“No,” Max corrected. “You and I are friends. Grayson is the physical manifestation of your avoidant attachment style. He won’t let himself want you. You don’t want to want to be wanted. Everybody stays at arm’s length. Nobody gets hurt, and nobody gets any.”
― Jennifer Lynn Barnes, The Hawthorne Legacy
CBR17 Bingo: Play
At the end of The Inheritance Games, one mystery was solved…sort of. Why the game was created was answered, but as to why Avery was named the heir remains unknown.
The game evolves into something new but with roughly the same plot. Who is Avery Grambs and what did she mean to Tobias Hawthorne? In this book, the Hawthorne boys and Avery must go back to move forward. Avery, Max, and Jameson team up to find out what events between the Hawthorne siblings occurred twenty years earlier that caused sisters Skye and Zara to become estranged and for Tobias the second to disown his family. Meanwhile, Xandar joins forces with Rebecca and Thea as he believes that, based on a message his grandfather left for him at the end of the game: part 1, the next piece of the mystery is Xander’s to unravel. Always the youngest and the first to be left out of Grayson and Jameson’s rivalry, Xander vows to solve the latest mystery on his own.
There are several things this series does well. For one, the YA tropes (love triangle, quirky best friend, rich people being predictably awful and transparently villainous) are fun despite following expected formulas. Avery, for better or worse, is both smart and stupid in all of the right ways. She refuses to see what is right in front of her, but she is damn good at sussing out clues and puzzles. Her best friend Max makes an appearance in this book, and the story is better because of it. While I loathe the quirky best friend most of the time, Max elevates the story and makes the nonsensical familial drama feel lighter. Emily (RIP), Rebecca, and Thea’s subplot is pretty boring, and lucky for us the author trimmed it down to serve its purpose without lingering.

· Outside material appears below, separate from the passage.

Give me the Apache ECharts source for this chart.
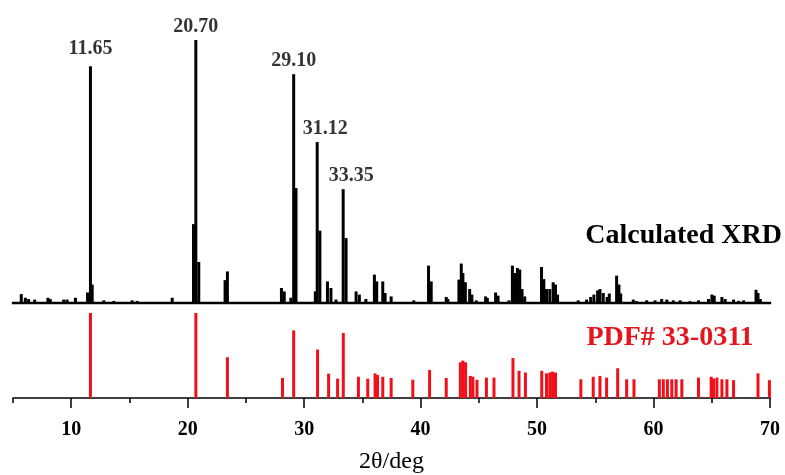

Despite being a YA book, this is the soapiest series I’ve read in a long time. There are SO many affairs and secret babies!! And this is only book two! I hope the pattern of secret baby/secret parent dies down in subsequent books because at this point, every person Avery comes in contact with has the potential to be a secret relative or love child. Cashier at Wal-Mart: secret love child of Toby or his sisters? Neighborhood dog walker: estranged cousin? The possibilities (and disappointing reveals) are endless.